Without the pictures, can you quote each line below exactly?

• Available data

#####

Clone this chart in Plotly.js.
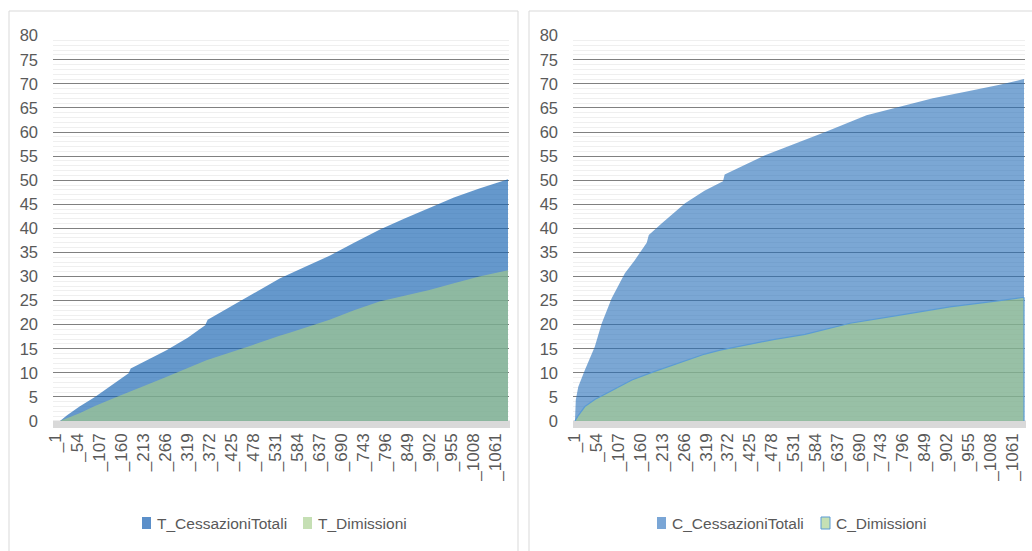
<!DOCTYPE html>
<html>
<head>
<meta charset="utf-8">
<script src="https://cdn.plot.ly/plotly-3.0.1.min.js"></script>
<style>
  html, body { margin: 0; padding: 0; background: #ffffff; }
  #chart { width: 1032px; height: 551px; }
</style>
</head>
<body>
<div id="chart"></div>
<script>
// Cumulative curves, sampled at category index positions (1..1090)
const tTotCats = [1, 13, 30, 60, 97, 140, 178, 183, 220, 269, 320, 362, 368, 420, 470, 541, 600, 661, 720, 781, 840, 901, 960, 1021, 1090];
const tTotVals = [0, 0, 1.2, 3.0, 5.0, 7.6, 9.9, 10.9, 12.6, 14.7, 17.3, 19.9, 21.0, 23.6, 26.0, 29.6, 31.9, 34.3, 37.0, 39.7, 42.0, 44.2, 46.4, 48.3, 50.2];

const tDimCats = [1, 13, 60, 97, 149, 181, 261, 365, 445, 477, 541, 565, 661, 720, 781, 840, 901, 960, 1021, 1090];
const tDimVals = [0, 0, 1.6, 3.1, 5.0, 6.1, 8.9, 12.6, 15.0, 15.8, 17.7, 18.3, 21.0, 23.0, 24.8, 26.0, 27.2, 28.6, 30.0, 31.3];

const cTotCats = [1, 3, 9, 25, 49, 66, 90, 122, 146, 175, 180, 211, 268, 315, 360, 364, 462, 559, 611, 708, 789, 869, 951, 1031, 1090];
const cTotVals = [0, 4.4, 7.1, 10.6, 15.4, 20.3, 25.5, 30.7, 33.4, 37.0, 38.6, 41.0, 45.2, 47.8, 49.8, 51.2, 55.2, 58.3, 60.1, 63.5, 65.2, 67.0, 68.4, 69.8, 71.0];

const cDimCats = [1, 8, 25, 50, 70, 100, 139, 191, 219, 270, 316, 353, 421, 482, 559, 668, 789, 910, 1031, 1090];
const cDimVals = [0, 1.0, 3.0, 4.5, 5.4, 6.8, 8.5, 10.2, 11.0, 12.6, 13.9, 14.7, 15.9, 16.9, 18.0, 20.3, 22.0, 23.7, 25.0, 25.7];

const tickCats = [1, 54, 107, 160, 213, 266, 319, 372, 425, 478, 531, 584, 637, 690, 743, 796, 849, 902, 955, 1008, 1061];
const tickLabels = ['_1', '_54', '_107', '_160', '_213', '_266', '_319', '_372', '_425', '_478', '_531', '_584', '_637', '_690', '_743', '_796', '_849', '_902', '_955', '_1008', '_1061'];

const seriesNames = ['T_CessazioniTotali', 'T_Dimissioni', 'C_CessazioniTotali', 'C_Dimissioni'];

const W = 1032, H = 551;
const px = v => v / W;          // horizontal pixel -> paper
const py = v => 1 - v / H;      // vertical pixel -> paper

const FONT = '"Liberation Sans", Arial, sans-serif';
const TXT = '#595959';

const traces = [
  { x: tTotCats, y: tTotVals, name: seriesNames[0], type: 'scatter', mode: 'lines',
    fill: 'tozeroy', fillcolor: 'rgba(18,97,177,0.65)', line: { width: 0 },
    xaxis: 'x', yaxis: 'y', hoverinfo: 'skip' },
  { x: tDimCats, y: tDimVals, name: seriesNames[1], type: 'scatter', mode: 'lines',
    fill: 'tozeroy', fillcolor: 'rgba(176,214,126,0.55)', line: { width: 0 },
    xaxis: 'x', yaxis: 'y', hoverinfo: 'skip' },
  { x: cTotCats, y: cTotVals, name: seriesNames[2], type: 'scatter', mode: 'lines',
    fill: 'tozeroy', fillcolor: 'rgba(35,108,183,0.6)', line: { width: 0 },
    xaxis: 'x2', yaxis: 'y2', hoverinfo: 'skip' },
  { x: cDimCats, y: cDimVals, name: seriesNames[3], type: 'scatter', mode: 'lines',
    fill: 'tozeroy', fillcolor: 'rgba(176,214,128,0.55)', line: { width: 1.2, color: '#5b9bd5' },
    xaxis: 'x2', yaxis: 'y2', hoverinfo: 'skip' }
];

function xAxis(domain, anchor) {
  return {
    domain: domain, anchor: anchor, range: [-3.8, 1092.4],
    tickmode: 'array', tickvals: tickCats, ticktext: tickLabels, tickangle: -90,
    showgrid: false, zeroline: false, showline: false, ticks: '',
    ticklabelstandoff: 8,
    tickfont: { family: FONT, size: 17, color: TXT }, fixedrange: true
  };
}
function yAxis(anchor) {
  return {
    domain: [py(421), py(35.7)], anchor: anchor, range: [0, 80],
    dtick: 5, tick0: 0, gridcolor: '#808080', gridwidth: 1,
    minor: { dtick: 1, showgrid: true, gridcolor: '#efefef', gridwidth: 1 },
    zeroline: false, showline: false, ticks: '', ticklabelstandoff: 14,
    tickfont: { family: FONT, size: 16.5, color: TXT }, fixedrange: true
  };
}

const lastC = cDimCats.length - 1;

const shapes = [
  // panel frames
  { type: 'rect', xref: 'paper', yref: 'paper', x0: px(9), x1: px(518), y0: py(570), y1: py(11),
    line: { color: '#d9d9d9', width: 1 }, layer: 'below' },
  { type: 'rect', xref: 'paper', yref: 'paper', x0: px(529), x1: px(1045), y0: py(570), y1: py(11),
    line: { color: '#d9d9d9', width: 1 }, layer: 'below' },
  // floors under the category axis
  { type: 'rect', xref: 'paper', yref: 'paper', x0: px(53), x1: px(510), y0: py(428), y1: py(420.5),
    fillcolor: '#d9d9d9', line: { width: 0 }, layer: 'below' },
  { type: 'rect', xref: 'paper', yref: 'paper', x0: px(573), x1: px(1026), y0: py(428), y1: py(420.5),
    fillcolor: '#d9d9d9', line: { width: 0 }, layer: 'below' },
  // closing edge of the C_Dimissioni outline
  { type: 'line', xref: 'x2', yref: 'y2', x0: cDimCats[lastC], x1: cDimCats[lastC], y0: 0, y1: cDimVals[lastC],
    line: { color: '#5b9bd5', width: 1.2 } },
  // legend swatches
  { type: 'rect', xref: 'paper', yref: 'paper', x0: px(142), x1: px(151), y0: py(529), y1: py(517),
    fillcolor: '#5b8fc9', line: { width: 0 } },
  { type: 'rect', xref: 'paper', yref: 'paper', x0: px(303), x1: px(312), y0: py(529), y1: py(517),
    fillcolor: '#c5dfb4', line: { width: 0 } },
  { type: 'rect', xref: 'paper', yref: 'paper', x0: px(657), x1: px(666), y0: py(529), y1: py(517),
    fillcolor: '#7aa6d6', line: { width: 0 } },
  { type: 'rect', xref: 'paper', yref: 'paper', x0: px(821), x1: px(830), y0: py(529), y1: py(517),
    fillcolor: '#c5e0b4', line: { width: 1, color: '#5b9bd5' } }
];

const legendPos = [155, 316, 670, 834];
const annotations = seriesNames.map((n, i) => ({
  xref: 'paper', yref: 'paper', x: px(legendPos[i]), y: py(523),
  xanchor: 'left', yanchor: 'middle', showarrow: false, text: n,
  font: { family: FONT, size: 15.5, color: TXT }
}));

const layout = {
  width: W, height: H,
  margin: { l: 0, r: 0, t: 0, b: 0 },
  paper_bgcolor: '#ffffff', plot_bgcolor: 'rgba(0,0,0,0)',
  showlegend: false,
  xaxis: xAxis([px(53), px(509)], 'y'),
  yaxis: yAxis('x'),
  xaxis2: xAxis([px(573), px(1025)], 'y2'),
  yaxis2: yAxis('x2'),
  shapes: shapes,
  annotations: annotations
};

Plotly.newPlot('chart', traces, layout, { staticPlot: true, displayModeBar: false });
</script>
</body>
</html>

#####

• Finished task
Clone this chart in Plotly.js.
<!DOCTYPE html>
<html>
<head>
<meta charset="utf-8">
<script src="https://cdn.plot.ly/plotly-3.0.1.min.js"></script>
<style>
  html, body { margin: 0; padding: 0; background: #ffffff; }
  #chart { width: 1032px; height: 551px; }
</style>
</head>
<body>
<div id="chart"></div>
<script>
// Cumulative curves, sampled at category index positions (1..1090)
const tTotCats = [1, 13, 30, 60, 97, 140, 178, 183, 220, 269, 320, 362, 368, 420, 470, 541, 600, 661, 720, 781, 840, 901, 960, 1021, 1090];
const tTotVals = [0, 0, 1.2, 3.0, 5.0, 7.6, 9.9, 10.9, 12.6, 14.7, 17.3, 19.9, 21.0, 23.6, 26.0, 29.6, 31.9, 34.3, 37.0, 39.7, 42.0, 44.2, 46.4, 48.3, 50.2];

const tDimCats = [1, 13, 60, 97, 149, 181, 261, 365, 445, 477, 541, 565, 661, 720, 781, 840, 901, 960, 1021, 1090];
const tDimVals = [0, 0, 1.6, 3.1, 5.0, 6.1, 8.9, 12.6, 15.0, 15.8, 17.7, 18.3, 21.0, 23.0, 24.8, 26.0, 27.2, 28.6, 30.0, 31.3];

const cTotCats = [1, 3, 9, 25, 49, 66, 90, 122, 146, 175, 180, 211, 268, 315, 360, 364, 462, 559, 611, 708, 789, 869, 951, 1031, 1090];
const cTotVals = [0, 4.4, 7.1, 10.6, 15.4, 20.3, 25.5, 30.7, 33.4, 37.0, 38.6, 41.0, 45.2, 47.8, 49.8, 51.2, 55.2, 58.3, 60.1, 63.5, 65.2, 67.0, 68.4, 69.8, 71.0];

const cDimCats = [1, 8, 25, 50, 70, 100, 139, 191, 219, 270, 316, 353, 421, 482, 559, 668, 789, 910, 1031, 1090];
const cDimVals = [0, 1.0, 3.0, 4.5, 5.4, 6.8, 8.5, 10.2, 11.0, 12.6, 13.9, 14.7, 15.9, 16.9, 18.0, 20.3, 22.0, 23.7, 25.0, 25.7];

const tickCats = [1, 54, 107, 160, 213, 266, 319, 372, 425, 478, 531, 584, 637, 690, 743, 796, 849, 902, 955, 1008, 1061];
const tickLabels = ['_1', '_54', '_107', '_160', '_213', '_266', '_319', '_372', '_425', '_478', '_531', '_584', '_637', '_690', '_743', '_796', '_849', '_902', '_955', '_1008', '_1061'];

const seriesNames = ['T_CessazioniTotali', 'T_Dimissioni', 'C_CessazioniTotali', 'C_Dimissioni'];

const W = 1032, H = 551;
const px = v => v / W;          // horizontal pixel -> paper
const py = v => 1 - v / H;      // vertical pixel -> paper

const FONT = '"Liberation Sans", Arial, sans-serif';
const TXT = '#595959';

const traces = [
  { x: tTotCats, y: tTotVals, name: seriesNames[0], type: 'scatter', mode: 'lines',
    fill: 'tozeroy', fillcolor: 'rgba(18,97,177,0.65)', line: { width: 0 },
    xaxis: 'x', yaxis: 'y', hoverinfo: 'skip' },
  { x: tDimCats, y: tDimVals, name: seriesNames[1], type: 'scatter', mode: 'lines',
    fill: 'tozeroy', fillcolor: 'rgba(176,214,126,0.55)', line: { width: 0 },
    xaxis: 'x', yaxis: 'y', hoverinfo: 'skip' },
  { x: cTotCats, y: cTotVals, name: seriesNames[2], type: 'scatter', mode: 'lines',
    fill: 'tozeroy', fillcolor: 'rgba(35,108,183,0.6)', line: { width: 0 },
    xaxis: 'x2', yaxis: 'y2', hoverinfo: 'skip' },
  { x: cDimCats, y: cDimVals, name: seriesNames[3], type: 'scatter', mode: 'lines',
    fill: 'tozeroy', fillcolor: 'rgba(176,214,128,0.55)', line: { width: 1.2, color: '#5b9bd5' },
    xaxis: 'x2', yaxis: 'y2', hoverinfo: 'skip' }
];

function xAxis(domain, anchor) {
  return {
    domain: domain, anchor: anchor, range: [-3.8, 1092.4],
    tickmode: 'array', tickvals: tickCats, ticktext: tickLabels, tickangle: -90,
    showgrid: false, zeroline: false, showline: false, ticks: '',
    ticklabelstandoff: 8,
    tickfont: { family: FONT, size: 17, color: TXT }, fixedrange: true
  };
}
function yAxis(anchor) {
  return {
    domain: [py(421), py(35.7)], anchor: anchor, range: [0, 80],
    dtick: 5, tick0: 0, gridcolor: '#808080', gridwidth: 1,
    minor: { dtick: 1, showgrid: true, gridcolor: '#efefef', gridwidth: 1 },
    zeroline: false, showline: false, ticks: '', ticklabelstandoff: 14,
    tickfont: { family: FONT, size: 16.5, color: TXT }, fixedrange: true
  };
}

const lastC = cDimCats.length - 1;

const shapes = [
  // panel frames
  { type: 'rect', xref: 'paper', yref: 'paper', x0: px(9), x1: px(518), y0: py(570), y1: py(11),
    line: { color: '#d9d9d9', width: 1 }, layer: 'below' },
  { type: 'rect', xref: 'paper', yref: 'paper', x0: px(529), x1: px(1045), y0: py(570), y1: py(11),
    line: { color: '#d9d9d9', width: 1 }, layer: 'below' },
  // floors under the category axis
  { type: 'rect', xref: 'paper', yref: 'paper', x0: px(53), x1: px(510), y0: py(428), y1: py(420.5),
    fillcolor: '#d9d9d9', line: { width: 0 }, layer: 'below' },
  { type: 'rect', xref: 'paper', yref: 'paper', x0: px(573), x1: px(1026), y0: py(428), y1: py(420.5),
    fillcolor: '#d9d9d9', line: { width: 0 }, layer: 'below' },
  // closing edge of the C_Dimissioni outline
  { type: 'line', xref: 'x2', yref: 'y2', x0: cDimCats[lastC], x1: cDimCats[lastC], y0: 0, y1: cDimVals[lastC],
    line: { color: '#5b9bd5', width: 1.2 } },
  // legend swatches
  { type: 'rect', xref: 'paper', yref: 'paper', x0: px(142), x1: px(151), y0: py(529), y1: py(517),
    fillcolor: '#5b8fc9', line: { width: 0 } },
  { type: 'rect', xref: 'paper', yref: 'paper', x0: px(303), x1: px(312), y0: py(529), y1: py(517),
    fillcolor: '#c5dfb4', line: { width: 0 } },
  { type: 'rect', xref: 'paper', yref: 'paper', x0: px(657), x1: px(666), y0: py(529), y1: py(517),
    fillcolor: '#7aa6d6', line: { width: 0 } },
  { type: 'rect', xref: 'paper', yref: 'paper', x0: px(821), x1: px(830), y0: py(529), y1: py(517),
    fillcolor: '#c5e0b4', line: { width: 1, color: '#5b9bd5' } }
];

const legendPos = [155, 316, 670, 834];
const annotations = seriesNames.map((n, i) => ({
  xref: 'paper', yref: 'paper', x: px(legendPos[i]), y: py(523),
  xanchor: 'left', yanchor: 'middle', showarrow: false, text: n,
  font: { family: FONT, size: 15.5, color: TXT }
}));

const layout = {
  width: W, height: H,
  margin: { l: 0, r: 0, t: 0, b: 0 },
  paper_bgcolor: '#ffffff', plot_bgcolor: 'rgba(0,0,0,0)',
  showlegend: false,
  xaxis: xAxis([px(53), px(509)], 'y'),
  yaxis: yAxis('x'),
  xaxis2: xAxis([px(573), px(1025)], 'y2'),
  yaxis2: yAxis('x2'),
  shapes: shapes,
  annotations: annotations
};

Plotly.newPlot('chart', traces, layout, { staticPlot: true, displayModeBar: false });
</script>
</body>
</html>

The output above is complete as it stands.